The Voice talked to Gianvito, currently an assistant professor of film at Emerson College, from his home in Boston prior to his film's New York premiere.
Howard Zinn's work is very accessible, and you've made a film in the avant-garde. Did you worry that your formal methods would outweigh your political message?
Part of the impulse to make the film was to write a poem through images in response to this epic work of Howard Zinn's. Howard himself has just completed shooting a TV series based on his writings that I was fortunate enough to attend all the tapings of, and that—if they succeed in getting it aired, as they're hoping to, on some network prior to the fall elections—to me will represent one of the most radical programs to have ever been broadcast in the U.S.
It's a four-part series called The People Speak, under the headings of "race," "class," "war," and "women." It's built around staged readings of texts, letters, speeches, and diary entries from many of the individuals from A People's History of the United States, but also others that extend beyond the book—survivors of Hurricane Katrina, relatives of individuals who perished on September 11, and so forth. I'm very happy for Howard that he's found yet another mechanism so that some of this material might reach a broader audience that might not sit down and read his book or look at my film. As a so-called political filmmaker, I never subscribe to the belief that there's one path.
There's been a lot of talk about the declining presence of old-fashioned street protests, which is the focus of your final montage. Do you feel like that kind of protest has declined in vitality, or is it just less visible?
There may be a certain winnowing of street protests in the last five years—the last massive one I think I went to was during the Republican National Convention—but I would be hesitant to say this is some indication of the collapse of a meaningful progressive movement. I know that when people on the left fell into depression following the rapid conclusion of the so-called first Gulf War, it was important for me to hear someone like Noam Chomsky talk about the need to put this in historical perspective. To the best of his knowledge, that war was the first time that there were large-scale protests in the United States for a war before it had even actually happened. During the Vietnam era, there was a good five, six, seven years before you could get people out on the streets around an issue.
How has your time teaching affected the direction of your work?
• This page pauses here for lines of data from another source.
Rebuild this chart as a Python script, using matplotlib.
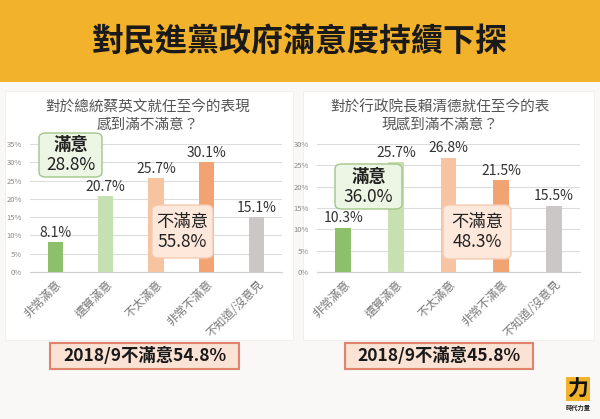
import matplotlib
matplotlib.use('Agg')
import matplotlib.pyplot as plt
from matplotlib.patches import FancyBboxPatch, Rectangle
from matplotlib.ticker import PercentFormatter

plt.rcParams['font.family'] = ['Noto Sans CJK TC', 'DejaVu Sans']

TITLE = '對民進黨政府滿意度持續下探'
CATEGORIES = ['非常滿意', '還算滿意', '不太滿意', '非常不滿意', '不知道/沒意見']
TSAI_VALUES = [8.1, 20.7, 25.7, 30.1, 15.1]
LAI_VALUES = [10.3, 25.7, 26.8, 21.5, 15.5]
TSAI_TITLE = '對於總統蔡英文就任至今的表現\n感到滿不滿意？'
LAI_TITLE = '對於行政院長賴清德就任至今的表\n現感到滿不滿意？'
BOX_WORDS = ['滿意', '不滿意']
TSAI_SUMMARY = ['28.8%', '55.8%', '2018/9不滿意54.8%']
LAI_SUMMARY = ['36.0%', '48.3%', '2018/9不滿意45.8%']

BAR_COLORS = ['#8cc06b', '#c6e0b2', '#f7c4a2', '#f2a372', '#cbc7c7']
W, H = 600, 419


def px_box(x0, y0, x1, y1):
    # pixel coords (top-left origin) -> figure fraction rect
    return [x0 / W, 1 - y1 / H, (x1 - x0) / W, (y1 - y0) / H]


def rounded_box(fig, x0, y0, x1, y1, word, number, fc, ec, word_weight):
    r = FancyBboxPatch((x0 / W, 1 - y1 / H), (x1 - x0) / W, (y1 - y0) / H,
                       boxstyle='round,pad=0,rounding_size=%f' % (7 / W),
                       transform=fig.transFigure, fc=fc, ec=ec, lw=1.0, zorder=5)
    fig.patches.append(r)
    xc = (x0 + x1) / 2 / W
    ym = (y0 + y1) / 2
    fig.text(xc, 1 - (ym - 10) / H, word, ha='center', va='center',
             fontsize=12.5, color='#222222', weight=word_weight, zorder=6)
    fig.text(xc, 1 - (ym + 10) / H, number, ha='center', va='center',
             fontsize=12.5, color='#222222', zorder=6)


def draw_panel(fig, rect, values, ymax, title, title_xy):
    ax = fig.add_axes(rect, zorder=2)
    x = range(len(values))
    ax.bar(x, [v / 100 for v in values], width=0.3, color=BAR_COLORS, zorder=3)
    for i, v in enumerate(values):
        ax.text(i, v / 100 + 0.006, '%.1f%%' % v, ha='center', va='bottom',
                fontsize=10, color='#333333', zorder=4)
    ax.set_xlim(-0.5, len(values) - 0.5)
    ax.set_ylim(0, ymax)
    ax.set_yticks([i / 100 for i in range(0, int(round(ymax * 100)) + 1, 5)])
    ax.yaxis.set_major_formatter(PercentFormatter(1.0, decimals=0))
    ax.grid(axis='y', color='#dcdcdc', lw=0.8, zorder=0)
    for s in ['top', 'right', 'left']:
        ax.spines[s].set_visible(False)
    ax.spines['bottom'].set_color('#d0d0d0')
    ax.tick_params(axis='y', length=0, labelsize=5.5, labelcolor='#8a8a8a', pad=6)
    ax.tick_params(axis='x', length=0, labelsize=8.5, labelcolor='#7a7a7a', pad=4)
    ax.set_xticks(list(x))
    ax.set_xticklabels(CATEGORIES, rotation=45, ha='right', rotation_mode='anchor')
    ax.set_facecolor('none')
    fig.text(title_xy[0] / W, 1 - title_xy[1] / H, title, ha='center', va='center',
             fontsize=10.5, color='#555555', linespacing=1.3)
    return ax


fig = plt.figure(figsize=(6, 4.19), dpi=100)
fig.patch.set_facecolor('#f9f8f6')

# header band
fig.patches.append(Rectangle((0, 1 - 82 / H), 1, 82 / H, transform=fig.transFigure,
                             fc='#f2b22c', ec='none', zorder=-2))
fig.text(0.5, 1 - 42 / H, TITLE, ha='center', va='center', fontsize=23,
         weight='heavy', color='#1a1a1a')

# white panels
for x0, x1 in [(5, 293), (303, 594)]:
    fig.patches.append(Rectangle((x0 / W, 1 - 340 / H), (x1 - x0) / W, (340 - 91) / H,
                                 transform=fig.transFigure, fc='white', ec='#efefef',
                                 lw=0.6, zorder=-2))

draw_panel(fig, px_box(30, 144, 282, 272), TSAI_VALUES, 0.35, TSAI_TITLE, (148, 116))
draw_panel(fig, px_box(317, 144, 580, 272), LAI_VALUES, 0.30, LAI_TITLE, (440, 116))

# summary boxes
green_fc, green_ec = '#edf5e5', '#a2c589'
peach_fc, peach_ec = '#fde8db', '#f5cbb0'
rounded_box(fig, 39, 133, 102, 177, BOX_WORDS[0], TSAI_SUMMARY[0], green_fc, green_ec, 'bold')
rounded_box(fig, 152, 205, 213, 258, BOX_WORDS[1], TSAI_SUMMARY[1], peach_fc, peach_ec, 'medium')
rounded_box(fig, 335, 164, 402, 209, BOX_WORDS[0], LAI_SUMMARY[0], green_fc, green_ec, 'bold')
rounded_box(fig, 443, 205, 511, 259, BOX_WORDS[1], LAI_SUMMARY[1], peach_fc, peach_ec, 'medium')

# 2018/9 comparison boxes
for (x0, x1), txt in [((50, 239), TSAI_SUMMARY[2]), ((345, 533), LAI_SUMMARY[2])]:
    fig.patches.append(Rectangle((x0 / W, 1 - 369 / H), (x1 - x0) / W, 26 / H,
                                 transform=fig.transFigure, fc='#fae2d4', ec='#e0836c',
                                 lw=1.5, zorder=5))
    fig.text((x0 + x1) / 2 / W, 1 - 356 / H, txt, ha='center', va='center',
             fontsize=12.5, weight='bold', color='#1a1a1a', zorder=6)

# logo
fig.patches.append(Rectangle((566 / W, 1 - 401 / H), 24 / W, 24 / H,
                             transform=fig.transFigure, fc='#f2b22c', ec='none', zorder=5))
fig.text(578 / W, 1 - 389 / H, '力', ha='center', va='center', fontsize=15,
         weight='bold', color='#111111', style='italic', zorder=6)
fig.text(578 / W, 1 - 407 / H, '時代力量', ha='center', va='center', fontsize=4.5,
         weight='bold', color='#222222')

fig.savefig('out.png', dpi=100, facecolor=fig.get_facecolor())
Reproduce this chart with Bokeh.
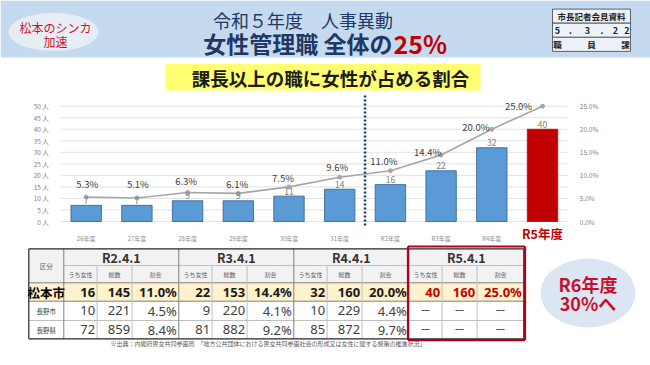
from bokeh.plotting import figure
from bokeh.models import (ColumnDataSource, Range1d, LinearAxis, FixedTicker,
                          NumeralTickFormatter, CustomJSTickFormatter)
from bokeh.embed import file_html
from bokeh.resources import INLINE
from bokeh.core.properties import value

# ---------------- data ----------------
years = ["26年度", "27年度", "28年度", "29年度", "30年度", "31年度", "R2年度", "R3年度", "R4年度", "R5年度"]
women_managers = [7, 7, 9, 9, 11, 14, 16, 22, 32, 40]
women_ratio = [0.053, 0.051, 0.063, 0.061, 0.075, 0.096, 0.110, 0.144, 0.200, 0.250]

left_ticks = [0, 5, 10, 15, 20, 25, 30, 35, 40, 45, 50]
right_ticks = [0.0, 0.05, 0.10, 0.15, 0.20, 0.25]

table_dates = ["R2.4.1", "R3.4.1", "R4.4.1", "R5.4.1"]
table_subheads = ["うち女性", "総数", "割合"]
table_regions = ["松本市", "長野市", "長野県"]
matsumoto_women = [16, 22, 32, 40]
matsumoto_total = [145, 153, 160, 160]
matsumoto_ratio = [0.110, 0.144, 0.200, 0.250]
nagano_city_women = [10, 9, 10, None]
nagano_city_total = [221, 220, 229, None]
nagano_city_ratio = [0.045, 0.041, 0.044, None]
nagano_pref_women = [72, 81, 85, None]
nagano_pref_total = [859, 882, 872, None]
nagano_pref_ratio = [0.084, 0.092, 0.097, None]

FONT = "Noto Sans CJK JP"
NAVY = "#1F3864"
RED = "#C00000"

# ---------------- one figure, frame = whole canvas ----------------
W, H = 650, 365
NCAT = len(years)
CH_LEFT, CAT_W = 60.35, 50.7          # chart area left edge / category width (px)
CH_BASE, PX_PER = 221.0, 2.306        # y px of 0 persons / px per person
x_start = -CH_LEFT / CAT_W
x_end = (W - CH_LEFT) / CAT_W
y_start = -(H - CH_BASE) / PX_PER
y_end = CH_BASE / PX_PER

p = figure(width=W, height=H, x_range=Range1d(x_start, x_end), y_range=Range1d(y_start, y_end),
           output_backend="svg", toolbar_location=None, title=None, min_border=0)
p.outline_line_color = None
p.background_fill_color = "white"
p.border_fill_color = "white"
p.grid.visible = False
p.extra_x_ranges = {"px": Range1d(0, W)}
p.extra_y_ranges = {"pct": Range1d(y_start / 200, y_end / 200), "py": Range1d(H, 0)}

ya = p.yaxis[0]
ya.fixed_location = 0
ya.ticker = FixedTicker(ticks=left_ticks)
ya.formatter = CustomJSTickFormatter(code="return tick + ' 人'")
rax = LinearAxis(y_range_name="pct", ticker=FixedTicker(ticks=right_ticks),
                 formatter=NumeralTickFormatter(format="0.0%"), fixed_location=NCAT)
p.add_layout(rax, "right")
for ax in [ya, rax]:
    ax.axis_line_color = None
    ax.major_tick_line_color = None
    ax.minor_tick_line_color = None
    ax.major_label_text_font = FONT
    ax.major_label_text_font_size = "6.5px"
    ax.major_label_text_color = "#7F7F7F"
    ax.major_label_standoff = 6

xpos = [i + 0.5 for i in range(NCAT)]
xa = p.xaxis[0]
xa.fixed_location = 0
xa.ticker = FixedTicker(ticks=xpos)
xa.formatter = CustomJSTickFormatter(args=dict(labels=years), code="""
const i = Math.round(tick - 0.5);
return (i == labels.length - 1) ? "" : labels[i];
""")
xa.axis_line_color = None
xa.major_tick_line_color = None
xa.minor_tick_line_color = None
xa.major_label_text_font = FONT
xa.major_label_text_font_size = "6px"
xa.major_label_text_color = "#8C8C8C"
xa.major_label_standoff = 6

# gridlines across the chart area only
p.segment(x0=0, x1=NCAT, y0=left_ticks, y1=left_ticks, line_color="#E3E3E3", line_width=1)


# ---------------- helpers (page pixel coords) ----------------
def qd(l, r, t, b, fill):
    p.quad(left=l, right=r, top=t, bottom=b, fill_color=fill, line_color=None,
           x_range_name="px", y_range_name="py")


def frame_box(l, r, t, b, color, lw):
    p.segment(x0=[l, r, r, l], y0=[t, t, b, b], x1=[r, r, l, l], y1=[t, b, b, t],
              line_color=color, line_width=lw, x_range_name="px", y_range_name="py")


def seg(x0, y0, x1, y1, color, lw=1.0):
    p.segment(x0=x0, y0=y0, x1=x1, y1=y1, line_color=color, line_width=lw,
              x_range_name="px", y_range_name="py")


def lab(x, y, t, size, color, align="center", bold=False, font=FONT):
    if not isinstance(x, list):
        x, y, t = [x], [y], [t]
    p.text(x=x, y=y, text=t, text_font=value(font), text_font_size=size, text_color=color,
           text_align=align, text_baseline="middle", text_font_style="bold" if bold else "normal",
           x_range_name="px", y_range_name="py")


# ---------------- header ----------------
qd(0, W, 0, 57, "#C6DAEF")
p.ellipse(x=53, y=31.5, width=90, height=38, fill_color="#E7EDF5", line_color=None,
          x_range_name="px", y_range_name="py")
lab(55, 26.5, "松本のシンカ", "12px", "#D0102A")
lab(55, 40.5, "加速", "12px", "#D0102A")
lab(302.5, 19.5, "令和５年度　人事異動", "18px", NAVY)
lab(392, 42, "女性管理職 全体の", "23px", NAVY, align="right", bold=True)
lab(393, 42, "25%", "25px", RED, align="left", bold=True)
for (t0, b0) in [(8.6, 22.7), (22.7, 36.8), (36.8, 50.9)]:
    qd(552, 630, t0, b0, "#EDF2F8")
    frame_box(552, 630, t0, b0, "#404040", 0.8)
lab(591, 15.7, "市長記者会見資料", "8.5px", "#222222", bold=True)
lab([557, 570, 587, 601.5, 615, 626.5], [29.8] * 6, ["5", ".", "3", ".", "2", "2"], "9px", "#222222", bold=True)
lab([557, 591, 625], [43.9] * 3, ["職", "員", "課"], "8.5px", "#222222", bold=True)
qd(165, 480, 63.5, 90, "#FFFF71")
lab(330, 77, "課長以上の職に女性が占める割合", "18.5px", "#1A1A1A", bold=True)

# ---------------- chart marks ----------------
bar_fill = ["#5B9BD5"] * (NCAT - 1) + [RED]
bar_line = ["#2F5F8F"] * (NCAT - 1) + [RED]
pct_dx = [1, 1, -1.5, -1, -6, -2.5, -6.5, -13.5, -16, -24]
pct_dy = [-13.5, -14, -11, -9.5, -9, -10.5, -10, -3, -2, 0]
src = ColumnDataSource(dict(
    x=xpos, year=years, n=women_managers, ratio=women_ratio,
    fill=bar_fill, line=bar_line,
    n_label=[str(v) for v in women_managers],
    pct_label=[f"{r * 100:.1f}%" for r in women_ratio],
    dx=pct_dx, dy=pct_dy,
))
p.vbar(x="x", top="n", bottom=0, width=0.6, fill_color="fill", line_color="line", line_width=0.8, source=src)
p.line(x="x", y="ratio", y_range_name="pct", line_color="#A6A6A6", line_width=1.6, source=src)
p.scatter(x="x", y="ratio", y_range_name="pct", size=4, fill_color="#A6A6A6",
          line_color="#A6A6A6", source=src)
p.text(x="x", y="n", text="n_label", source=src, text_font=value(FONT), text_font_size="8.5px",
       text_color="#7F7F7F", text_align="center", text_baseline="bottom", y_offset=-1.5)
p.text(x="x", y="ratio", y_range_name="pct", text="pct_label", source=src, x_offset="dx",
       y_offset="dy", text_font=value(FONT), text_font_size="9.5px", text_color="#404040",
       text_align="center", text_baseline="middle")
# dotted separator between 31年度 and R2年度
sep = years.index("R2年度")
p.segment(x0=sep, x1=sep, y0=-1.7, y1=54.6, line_color=NAVY, line_width=2.5, line_dash="2 2")
# red R5 label under its bar
lab(CH_LEFT + CAT_W * xpos[-1], 233, years[-1], "12.5px", RED, bold=True)

# ---------------- table ----------------
L, R = 28.3, 523.3
rows = [248.3, 265, 282.3, 300.7, 320, 338.3]
c0 = 63.3
GW = 115
sub_w = [33.3, 35, 46.7]
qd(L, R, rows[0], rows[2], "#F2F2F2")
qd(L, R, rows[2], rows[3], "#FFF2CC")
seg([c0, L, L, L], [rows[1], rows[2], rows[3], rows[4]], [R, R, R, R], [rows[1], rows[2], rows[3], rows[4]],
    ["#BFBFBF", "#7F7F7F", "#7F7F7F", "#BFBFBF"])
vx, vy0, vc = [], [], []
for g in range(len(table_dates)):
    base = c0 + GW * g
    vx += [base, base + sub_w[0], base + sub_w[0] + sub_w[1]]
    vy0 += [rows[0], rows[1], rows[1]]
    vc += ["#7F7F7F", "#BFBFBF", "#BFBFBF"]
seg(vx, vy0, vx, [rows[-1]] * len(vx), vc)
frame_box(L, R, rows[0], rows[-1], "#262626", 1.2)
frame_box(c0 + GW * 3 - 0.8, R + 1.2, 246, 339.6, "#B0001E", 2.2)

cx0 = (L + c0) / 2
row_mid = [(rows[i] + rows[i + 1]) / 2 for i in range(len(rows) - 1)]
lab(cx0, (rows[0] + rows[2]) / 2, "区分", "6.5px", "#595959")
sx, st = [], []
for g, d in enumerate(table_dates):
    base = c0 + GW * g
    edges = [base, base + sub_w[0], base + sub_w[0] + sub_w[1], base + GW]
    for k in range(3):
        sx.append((edges[k] + edges[k + 1]) / 2)
        st.append(table_subheads[k])
lab([c0 + GW * g + GW / 2 for g in range(4)], [row_mid[0]] * 4, table_dates, "12.5px", "#333333", bold=True)
lab(sx, [row_mid[1]] * len(sx), st, "6px", "#595959")
lab(cx0, row_mid[2], table_regions[0], "12.5px", "#000000", bold=True)
lab([cx0, cx0], [row_mid[3], row_mid[4]], table_regions[1:], "6.5px", "#404040")

row_data = [
    (matsumoto_women, matsumoto_total, matsumoto_ratio),
    (nagano_city_women, nagano_city_total, nagano_city_ratio),
    (nagano_pref_women, nagano_pref_total, nagano_pref_ratio),
]
groups = {}
for ri, (wv, tv, rv) in enumerate(row_data):
    ymid = row_mid[2 + ri]
    for g in range(4):
        base = c0 + GW * g
        edges = [base, base + sub_w[0], base + sub_w[0] + sub_w[1], base + GW]
        vals = [wv[g], tv[g], rv[g]]
        for k in range(3):
            v = vals[k]
            if v is None:
                key = ("dash",)
                groups.setdefault(key, []).append(((edges[k] + edges[k + 1]) / 2, ymid, "ー"))
                continue
            s = f"{v * 100:.1f}%" if k == 2 else str(v)
            if ri == 0:
                key = ("bold", RED if g == 3 else "#1A1A1A")
            else:
                key = ("normal", "#404040")
            groups.setdefault(key, []).append((edges[k + 1] - 2, ymid, s))
for key, items in groups.items():
    xs = [it[0] for it in items]
    ys = [it[1] for it in items]
    ts = [it[2] for it in items]
    if key[0] == "dash":
        lab(xs, ys, ts, "10px", "#404040")
    else:
        lab(xs, ys, ts, "13px", key[1], align="right", bold=(key[0] == "bold"), font="Noto Sans")

lab(110, 342.8, "※出典：内閣府男女共同参画局　「地方公共団体における男女共同参画社会の形成又は女性に関する施策の推進状況」",
    "6px", "#595959", align="left")

p.ellipse(x=587.5, y=292.5, width=95, height=69, fill_color="#DCE6F2", line_color=None,
          x_range_name="px", y_range_name="py")
lab([587.5, 587.5], [283, 302], ["R6年度", "30%へ"], "18px", "#C8102E", bold=True)

open("out.html", "w").write(file_html(p, INLINE))
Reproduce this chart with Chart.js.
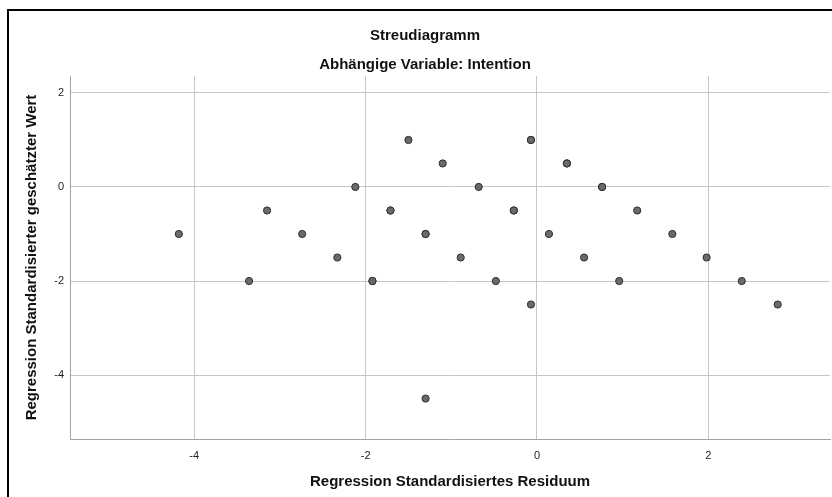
<!DOCTYPE html>
<html>
<head>
<meta charset="utf-8">
<script src="https://cdn.jsdelivr.net/npm/chart.js@4"></script>
<style>
  html, body { margin: 0; padding: 0; background: #fff; overflow: hidden; }
  #rahmen {
    position: absolute; left: 7px; top: 9px;
    width: 900px; height: 600px;
    border: 2px solid #000;
  }
  #streu { position: absolute; left: 10px; top: 12px; }
</style>
</head>
<body>
<div id="rahmen"></div>
<canvas id="streu" width="832" height="485"></canvas>
<script>
// Daten aus dem Streudiagramm (x = Residuum, y = geschätzter Wert)
var residuum = [
  -4.18, -3.36, -3.15, -2.74, -2.33, -2.12, -1.92, -1.92, -1.71, -1.71,
  -1.50, -1.30, -1.30, -1.30, -1.10, -0.89, -0.68, -0.48, -0.27, -0.27,
  -0.07, -0.07, -0.07, 0.14, 0.35, 0.35, 0.55, 0.76, 0.76, 0.96,
  1.17, 1.58, 1.98, 2.39, 2.81
];
var geschaetzt = [
  -1.0, -2.0, -0.5, -1.0, -1.5, 0.0, -2.0, -2.0, -0.5, -0.5,
  1.0, -1.0, -1.0, -4.5, 0.5, -1.5, 0.0, -2.0, -0.5, -0.5,
  1.0, 1.0, -2.5, -1.0, 0.5, 0.5, -1.5, 0.0, 0.0, -2.0,
  -0.5, -1.0, -1.5, -2.0, -2.5
];

// Achsenbeschriftungen
var xTicks = [-4, -2, 0, 2];
var yTicks = [2, 0, -2, -4];

var punkte = residuum.map(function (x, i) {
  return { x: x, y: geschaetzt[i] };
});

var schrift = 'Liberation Sans, Arial, sans-serif';
var ctx = document.getElementById('streu').getContext('2d');

var streuChart = new Chart(ctx, {
  type: 'scatter',
  data: {
    datasets: [{
      data: punkte,
      backgroundColor: '#6a6a6a',
      borderColor: '#2e2e2e',
      borderWidth: 1,
      pointRadius: 3.6,
      pointHoverRadius: 3.6
    }]
  },
  options: {
    responsive: false,
    animation: false,
    devicePixelRatio: 1,
    layout: { padding: { left: 10, right: 12, top: 0, bottom: 0 } },
    plugins: {
      legend: { display: false },
      tooltip: { enabled: false },
      title: {
        display: true,
        text: 'Streudiagramm',
        color: '#111',
        font: { family: schrift, size: 15, weight: 'bold', lineHeight: 1.2 },
        padding: { top: 15, bottom: 0 }
      },
      subtitle: {
        display: true,
        text: 'Abhängige Variable: Intention',
        color: '#111',
        font: { family: schrift, size: 15, weight: 'bold', lineHeight: 1.2 },
        padding: { top: 11, bottom: 2 }
      }
    },
    scales: {
      x: {
        type: 'linear',
        min: -5.45,
        max: 3.42,
        afterBuildTicks: function (scale) {
          scale.ticks = xTicks.map(function (v) { return { value: v }; });
        },
        afterFit: function (scale) { scale.height = 58; },
        grid: { color: '#c6c6c6', lineWidth: 1, drawTicks: false },
        border: { color: '#a3a3a3', width: 1 },
        ticks: {
          padding: 10,
          color: '#222',
          font: { family: schrift, size: 11 }
        },
        title: {
          display: true,
          text: 'Regression Standardisiertes Residuum',
          color: '#111',
          font: { family: schrift, size: 15, weight: 'bold', lineHeight: 1.2 },
          padding: { top: 4, bottom: 6 }
        }
      },
      y: {
        type: 'linear',
        min: -5.36,
        max: 2.36,
        afterBuildTicks: function (scale) {
          scale.ticks = yTicks.map(function (v) { return { value: v }; });
        },
        afterFit: function (scale) { scale.width = 50; },
        grid: { color: '#c6c6c6', lineWidth: 1, drawTicks: false },
        border: { color: '#a3a3a3', width: 1 },
        ticks: {
          padding: 6,
          color: '#222',
          font: { family: schrift, size: 11 }
        },
        title: {
          display: true,
          text: 'Regression Standardisierter geschätzter Wert',
          color: '#111',
          font: { family: schrift, size: 15, weight: 'bold', lineHeight: 1.2 },
          padding: { top: 3, bottom: 4 }
        }
      }
    }
  }
});
</script>
</body>
</html>
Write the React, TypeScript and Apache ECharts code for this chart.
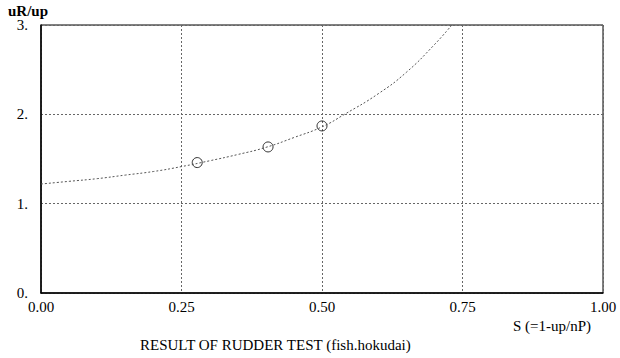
import React, { useEffect, useRef } from "react";
import * as echarts from "echarts";

const xTicks = [0, 0.25, 0.5, 0.75, 1];
const yTicks = [0, 1, 2, 3];
const curveX = [0, 0.05, 0.1, 0.15, 0.2, 0.25, 0.3, 0.35, 0.4, 0.45, 0.5, 0.54, 0.6, 0.65, 0.7, 0.731];
const curveY = [1.22, 1.25, 1.28, 1.32, 1.36, 1.415, 1.48, 1.55, 1.63, 1.74, 1.86, 2.0, 2.23, 2.47, 2.78, 3.0];
const pointX = [0.278, 0.404, 0.5];
const pointY = [1.46, 1.635, 1.87];
const yAxisTitle = "uR/up";
const xAxisTitle = "S (=1-up/nP)";
const caption = "RESULT OF RUDDER TEST (fish.hokudai)";

const FONT = "'Times New Roman', 'Liberation Serif', serif";

export default function App() {
  const ref = useRef<HTMLDivElement>(null);
  useEffect(() => {
    if (!ref.current) return;
    const chart = echarts.init(ref.current, null, { renderer: "svg" });
    chart.setOption({
      animation: false,
      backgroundColor: "#ffffff",
      textStyle: { fontFamily: FONT },
      grid: {
        left: 41,
        right: 17,
        top: 25,
        bottom: 65,
        show: true,
        borderColor: "#000",
        borderWidth: 1,
        backgroundColor: "transparent",
      },
      xAxis: {
        type: "value",
        min: xTicks[0],
        max: xTicks[xTicks.length - 1],
        interval: 0.25,
        axisLine: { show: true, onZero: false, lineStyle: { color: "#000", width: 1.5 } },
        axisTick: { show: false },
        axisLabel: {
          color: "#000",
          fontFamily: FONT,
          fontSize: 15,
          margin: 6,
          formatter: (v: number) => v.toFixed(2),
        },
        splitLine: { show: true, lineStyle: { color: "#666", type: [2, 2], width: 1 } },
      },
      yAxis: {
        type: "value",
        min: yTicks[0],
        max: yTicks[yTicks.length - 1],
        interval: 1,
        axisLine: { show: true, onZero: false, lineStyle: { color: "#000", width: 1.5 } },
        axisTick: { show: false },
        axisLabel: {
          color: "#000",
          fontFamily: FONT,
          fontSize: 15,
          margin: 13,
          formatter: (v: number) => `${v}.`,
        },
        splitLine: { show: true, lineStyle: { color: "#666", type: [2, 2], width: 1 } },
      },
      series: [
        {
          type: "line",
          data: curveX.map((x, i) => [x, curveY[i]]),
          smooth: true,
          showSymbol: false,
          symbol: "none",
          lineStyle: { color: "#555", width: 1, type: [2, 2] },
          silent: true,
        },
        {
          type: "scatter",
          data: pointX.map((x, i) => [x, pointY[i]]),
          symbol: "circle",
          symbolSize: 10,
          itemStyle: { color: "rgba(255,255,255,0)", borderColor: "#000", borderWidth: 1 },
        },
      ],
      graphic: [
        {
          type: "text",
          left: 8,
          top: 3,
          style: { text: yAxisTitle, fontFamily: FONT, fontSize: 15, fontWeight: "bold", fill: "#000" },
        },
        {
          type: "text",
          left: 513,
          top: 318,
          style: { text: xAxisTitle, fontFamily: FONT, fontSize: 15, fill: "#000" },
        },
        {
          type: "text",
          left: 140,
          top: 337,
          style: { text: caption, fontFamily: FONT, fontSize: 15, fill: "#000" },
        },
      ],
    });
    return () => chart.dispose();
  }, []);
  return <div ref={ref} style={{ width: 620, height: 358, position: "absolute", left: 0, top: 0 }} />;
}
I don't think the work has taken on any kind of different complexion because of the beck and call of academe. It was interesting to me to enter an institution that was, at the time of my joining them, going through considerable turmoil around stalled contract negotiations and the administration's desire to break—or at least dramatically weaken—the faculty union. So, yeah, there are some parallels to the work I was engaging in and what was happening on my own campus.
So the emphasis on labor rights and strikes in your film isn't just an abstract issue.
No, but the whole thrust of the undertaking is beyond the realm of the abstract for me. It's all, in varying ways, germane to the here and now, about life-and-death issues that are unfolding around us every minute of the day.
Profit Motive and the Whispering Wind will screen April 26, April 28, May 3, and May 4.